Unser Komentator Formosa hat einen interessanten Fehler gemacht, als er sagte, dass "Putin seinen inneren Kreis mit der Invasion überrascht hat". Das hat er nicht. Im Gegenteil, es herrscht die Meinung vor, dass die ganze Idee von seinem WAHREN inneren Kreis aus der Datscha-Genossenschaft stammt, insbesondere von Juri Kowaltschuk, auch bekannt als "Putins Bankier".
Da dieser Beitrag bereits zu lang ist, möchte ich ihn mit einer Zusammenfassung darüber beenden, wie man diesen Krieg im Lichte von "Die Begriffe" verstehen kann. Bis etwa 2010 war Putin ein erfolgreicher "wor w zakone", dem sowohl die "Witwen und Waisen" vertrauten (die seine Herrschaft der chaotischen Gesetzlosigkeit der Jelzin-Jahre vorzogen), aber vor allem die Oligarchen/Bandenmitglieder, die die enormen Möglichkeiten genossen, die er für sie geschaffen hat.
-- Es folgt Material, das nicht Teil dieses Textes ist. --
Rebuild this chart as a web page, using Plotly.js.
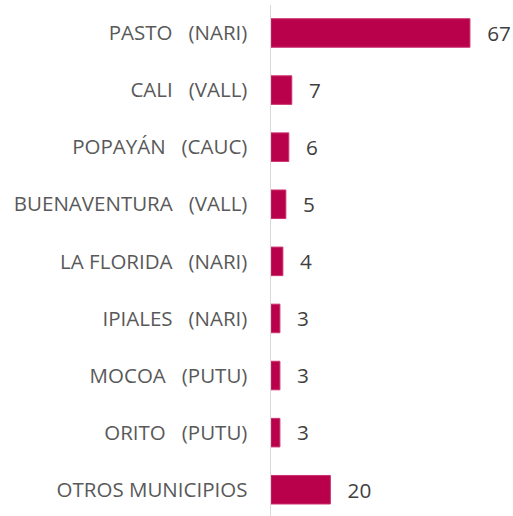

Die ersten, eher nachsichtigen Sanktionen begannen unter der Obama-Administration - und verletzten einige der Bandeninteressen. Sie wurden durch die Invasion 2014 etwas kompensiert, aber die ursprünglichen, grandiosen Pläne, den gesamten Donbass einzunehmen und die ukrainische Demokratie zu beenden, wurden nicht verwirklicht.
Was noch schlimmer ist: Es gab weitere Sanktionen. Um seinen Oligarchen mehr Möglichkeiten zu geben, begann Putin, sich an militärischen Interventionen in Syrien und Afrika zu beteiligen (die ansonsten keinen Sinn ergeben - welche Interessen könnte Russland als Land in Mali haben?).
Aber selbst das war nicht so profitabel wie erwartet. Also ließ er sich zum ultimativen Raub überreden: Kiew in drei Tagen einnehmen und ein Bandenmitglied namens Medwedtschuk als "Präsident" der Ukraine einsetzen. Sollte dies gelingen, wären die Möglichkeiten für Plünderungen und Profite enorm. Die Ukraine mag kein sehr reiches Land sein, aber es gibt dort sicherlich mehr zu stehlen als in Südossetien.
Was wir jetzt in Russland erleben, ist also ein klassisches Noir-Thriller-Szenario eines gescheiterten Raubüberfalls. Die Mitglieder der Bande beraten nun, was zu tun ist, und der Rest, von den Auftragskillern wie Peskow bis hin zu den Witwen und Waisen (von denen es immer mehr gibt!), wartet einfach auf ihr Urteil und versucht, nicht ins Kreuzfeuer zu geraten.